Arm Chelsea. New Yorkers kunnen zo wreed zijn. Sommigen zeggen nu zelfs dat de buurt op Los Angeles begint te lijken en dat is echt niet als compliment bedoeld. Maar er is iets van. De mengeling van autogarages en enorme galeries, het gebrek aan goede bus- en metroverbindingen, de lichaamscultuur in en rond het gigantisch sportcomplex Chelsea Piers, het water overal vlakbij, de palmbomen in Californisch ogende restaurants zoals Park en Bungalow 8, de film-, foto- en modemensen: het doet allemaal een beetje denken aan Lala-land.

Ik zit dat hier met enig leedvermaak te schrijven aan mijn bureau in wat volgens mij het toekomstige hipste deel van de stad wordt: SI (Staten Island).
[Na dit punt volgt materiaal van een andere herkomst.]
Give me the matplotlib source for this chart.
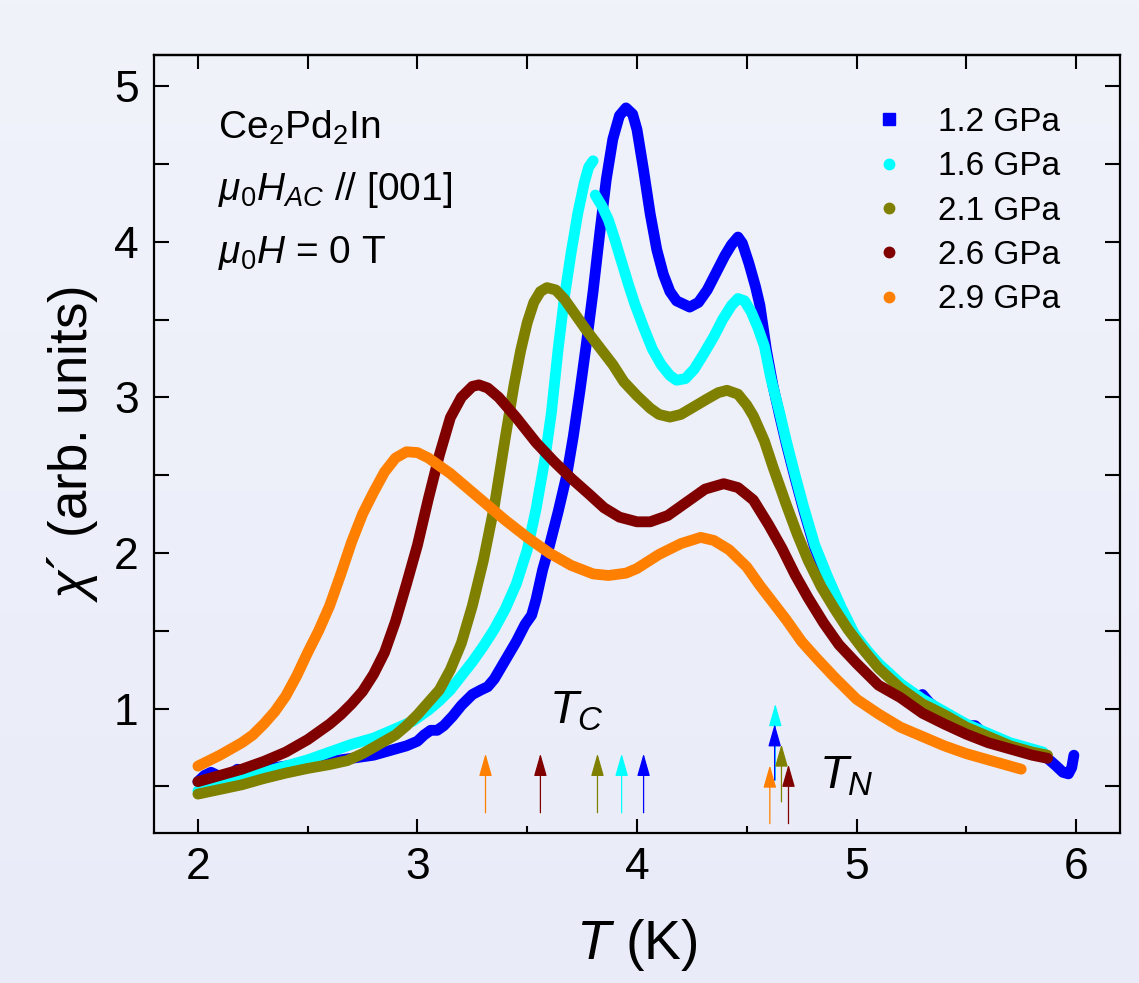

En waarom niet? Dit is het snelst groeiende stadsdeel: de bevolking steeg in de laatste tien jaar met 17 procent. De nieuwkomers zijn vooral immigranten, mensen dus die zich een toekomst kunnen verbeelden. En nu mijn beste argument: morgen, ja morgen, komen alle politieke kopstukken van New York naar SI om de definitieve sluiting te vieren van de grootste vuilnisbelt ter wereld. Fresh Kills, zoals de lelijke puist heet die zelfs vanuit de ruimte te zien is, heeft SI drieënvijftig jaar lang ontsierd. Nu wordt het een reusachtig park. Mijn eilandgenoten zijn euforisch. Er is een daverend vuurwerk gepland.

“In de toekomst wordt iedereen voor 15 minuten beroemd”, zei Andy Warhol. Hij had erbij moeten zeggen: “En elke buurt wordt twee jaar lang the place to be”. Ik voel dat het onze beurt wordt.